Marcel Hendricks leitet seitdem die Einrichtung. Unter dem privaten Träger herrschte große Unruhe im Haus. Ständig gab es neue Führungskräfte, die vor allem sparen mussten. "Es wurde an allen Ecken gespart", berichtet Hendricks. "Es fing an bei dem Inkontinenzmaterial, bei den Bettdecken, die nicht ausreichend da waren, bei den Kopfkissen, es wurde Obst rationiert, es waren keine Joghurts für die Bewohner da. Das sind alles so Sachen gewesen." Mittlerweile gibt es wieder ausreichend Material und die pflegerischen Mängel sind längst beseitigt. Doch noch immer hat das kommunale Seniorenzentrum mit seinem Ruf zu kämpfen.

Forderung: Nur gemeinnützige private Träger zulassen

Es sind Geschichten wie diese, die den Vorsitzenden des Bundesverbandes der Kommunalen Senioreneinrichtungen, Alexander Schraml, immer wieder umtreiben. Er fordert, private Träger nur dann zuzulassen, wenn sie gemeinnützig arbeiten. "Die Pflegeheime werden zu einem ganz großen Teil aus Pflichtbeiträgen durch die Pflegeversicherung finanziert. Und es kann nicht sein, dass aus Pflichtbeiträgen Gewinne abgezogen werden, die nicht wiederum den Pflegeheimen zugutekommen oder den ambulanten Pflegediensten (…). Das muss der Gesetzgeber so regeln, dass das nicht passieren darf." Das bayerische Gesundheitsministerium räumt ein, dass der gesetzliche Rahmen privater Pflegeketten auf den Prüfstand gehöre. So heißt es: "Die Länder haben (…) den Bundesminister für Gesundheit gebeten, die Grundlagen der Einnahmenerzielung von (…) Pflegekonzernen einer Überprüfung zu unterwerfen."

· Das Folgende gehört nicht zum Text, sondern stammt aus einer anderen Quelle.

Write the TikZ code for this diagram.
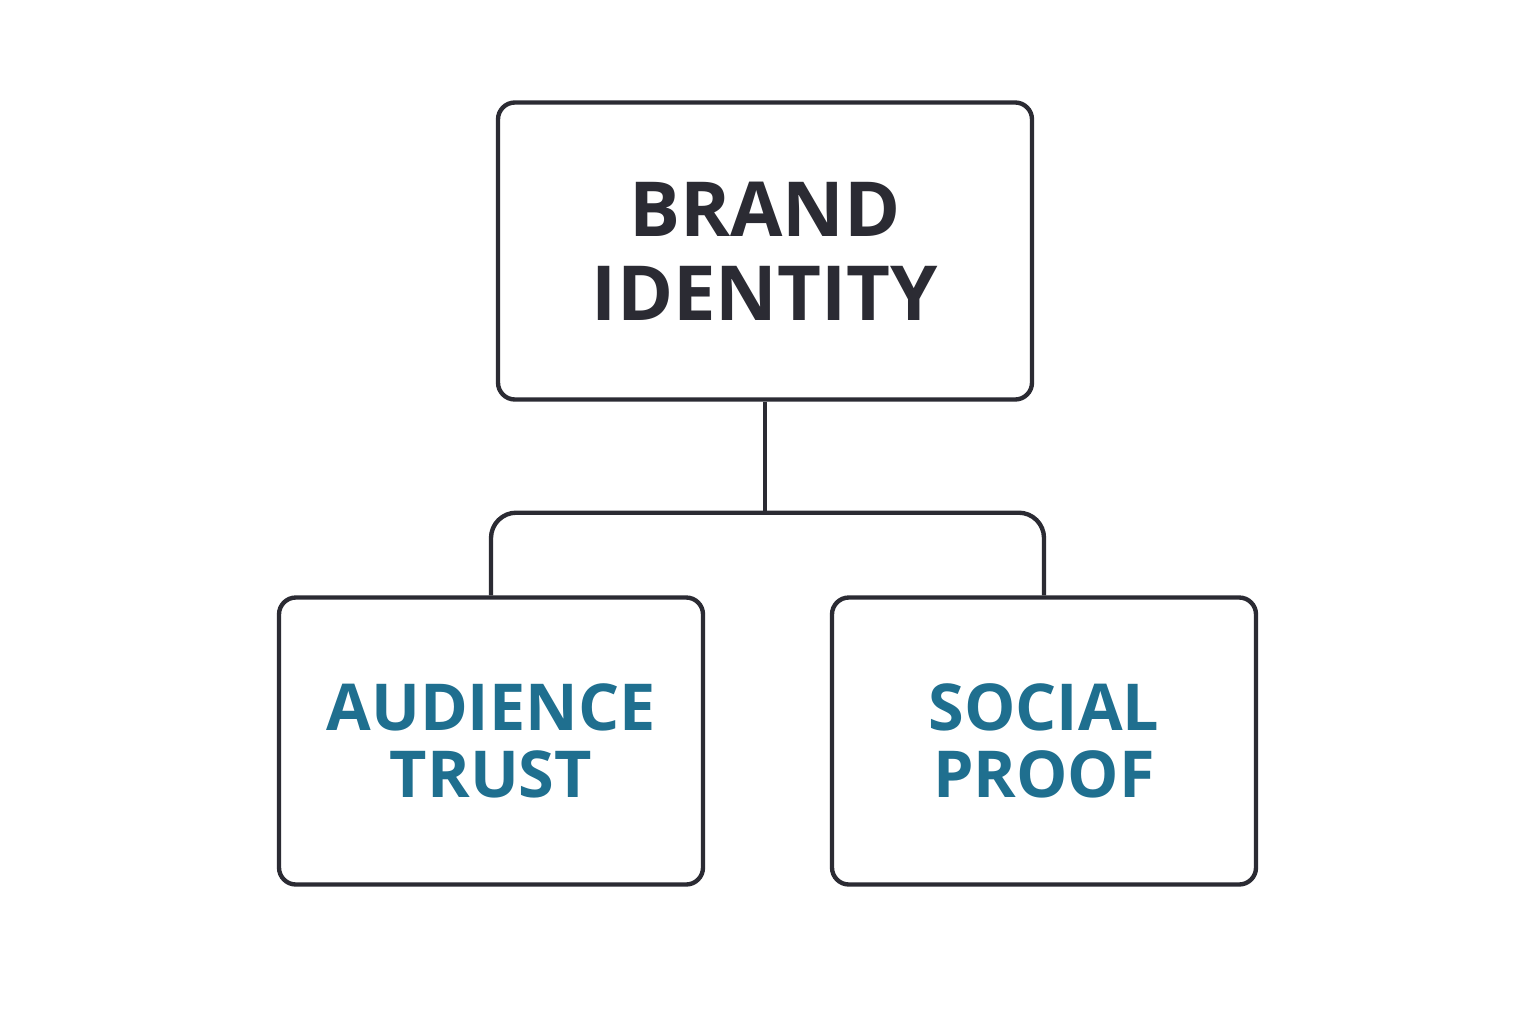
\documentclass[tikz,border=0pt]{standalone}
\usepackage{fontspec}
\setmainfont{Open Sans}
\usetikzlibrary{positioning}
\definecolor{ink}{HTML}{2B2B33}
\definecolor{teal}{HTML}{1F6F8F}
\tikzset{
  box/.style={draw=ink, line width=3.1pt, rounded corners=12pt, fill=white},
  link/.style={draw=ink, line width=3.1pt},
  toptext/.style={text=ink, font=\fontsize{54}{60}\selectfont\bfseries, align=center},
  subtext/.style={text=teal, font=\fontsize{46}{48}\selectfont\bfseries, align=center}
}
\begin{document}
\begin{tikzpicture}[x=0.025cm, y=-0.025cm]
   \useasboundingbox (0,0) rectangle (1536,1024);
   \fill[white] (0,0) rectangle (1536,1024);
 %
   \node[box, minimum width=534*0.025cm, minimum height=297*0.025cm] (brand) at (765,251) {};
   \node[box, minimum width=424*0.025cm, minimum height=287*0.025cm] (aud)   at (491,741) {};
   \node[box, minimum width=424*0.025cm, minimum height=287*0.025cm] (soc)   at (1044,741) {};
   \node[toptext] at (brand) {BRAND\\IDENTITY};
   \node[subtext] at (aud)   {AUDIENCE\\TRUST};
   \node[subtext] at (soc)   {SOCIAL\\PROOF};
 %
   \draw[link] (brand.south) -- ++(0,111) coordinate (join);
   \draw[link, rounded corners=18pt] (aud.north) -- (aud.north |- join) -- (soc.north |- join) -- (soc.north);
\end{tikzpicture}
\end{document}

Juristisch legal, für Betroffene hart

Zurück zum ehemaligen Seniorenheim Fuchsenmühle in Ochsenfurt. Nach der Insolvenz dort plant Curata schon wieder ein neues Heim in der Gegend. "Das zeigt die Masche dieser großen privaten Ketten", kritisiert der SPD-Landtagsabgeordnete Halbleib. "Das ist eigentlich unerträglich: Hier an dieser Stelle in dieser Art zu schließen und gleich ums Eck ein neues Pflegeheim mit einer neuen GmbH aufzumachen." Juristisch ist das alles legal. Mitarbeiter und Heimbewohner aber bleiben ohnmächtig zurück.